There is another memory of living there that I would like to share. My brother Jr. would go next door, about a half mile down 58th, to the railroad yard. They would put creosote on the railroad ties and the smell would remain in your nostrils for hours. I don't know how he gained permission, but I do know he had the respect from all the grown men who worked there, and he brought home bottled soda pop every time he went! We loved it!

Now remember, we lived in a fenced yard about 300 feet from the tracks. Well, one spring we saw a big jack ass (a cross between a donkey and a horse). We all gathered around it and brought it into the fenced yard. We kept it maybe a week. I have no idea what the story was, we just figured it had fallen off the train. We played with that big jack ass and called him Jasper. (All jack asses were called Jasper or Jenny, depending on their gender. They were unable to bare offsprings, according to my memories LOL.) He was gentle with us. I do remember standing behind him and looking up so high to see where the top of his tail would be. We followed him around, stood him next to the porch, and would climb the porch to get on him. I can't remember if I ever rode him, but I remember the routine.

I remember going to Retreat Park School. I remember my first grade year, and having a cloak room just off the class room. I also remember being sent to the cloak room for talking while the teacher was teaching. I remember getting my first school picture taken, and not liking the photographer ordering me to smile. That picture is of a little girl with a scowl on her face LOL.

I also remember that the school was red brick, three stories tall, and the front and the back were divided. As you faced the school, the right side of the sidewalk leading to the front door was the girls side. The left, the boys side. Same for the back of the building, where the out houses were.

One day shortly after school started I was swinging on the swing, one of the center swings. I have always been annoyed at having to take time to go pee (grrr, still the same LOL), but I couldn't wait any longer, so I jumped from the swing as it was still in motion and ran right in front of the swing to my left. Back then the seats on swings were made of wood and when the wood began to crack they would patch it with lids from discarded tin cans. Well, I managed to cut the left side of the opening of my mouth on the edge of the can lid, patching the seat of the swing next to me. Yes, I got stitches. My mouth was so tiny that my mom had to feed me with a baby spoon for a few days.
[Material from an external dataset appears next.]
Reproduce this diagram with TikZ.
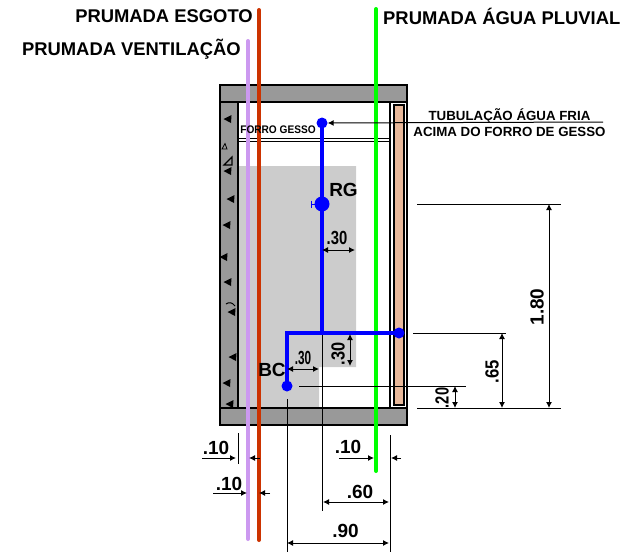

I had a crush on a little boy. His name was Gary. I went to Retreat Park for perhaps a month, then we moved to South East Denver, where my mother had been house keeping for the family of a United Airlines Pilot. They had a little house at the bottom of the driveway from their big red brick farm house, beyond the twelve stall milking barn (or as we called it, the white barn), and the smaller, rickety wood barn with horse stalls. My Dad had been discharged after five years from the Craig Rehabilitation Center and had been working for Goodwill. He began working as care taker and field irrigator on this farm. We became a United family.

I finished first grade in Sullivan Elementary. My mother swore for years that I had failed first grade and had to take it twice. It was years before I realized she lied and tormented me throughout my life. (Boy, do I have stories, LOL.) Every time I see a stub of a sharpened-down pencil, I think of Gary to this day. He was a tiny little boy who probably grew into a very handsome man. But will always remain my fondest memory, my first crush.

As the years have sped by, I have tried on several occasions to share these memories with family and had asked my departed mother the unanswered questions. They are still unanswered, remaining in my mind. I was told time and time again: "I don't remember that, you must have made it up," by my siblings and especially my Mom. I realize that we all have different memories in our lives, and of different categories of our lives. My children have memories I do not remember, and some of theirs are traumatic, as I was a gullible mom and naive to the ways of the world. Telling our stories will bring out the foundation of our identity for a better understanding of self, wether someone else remembers it or not. LOVE!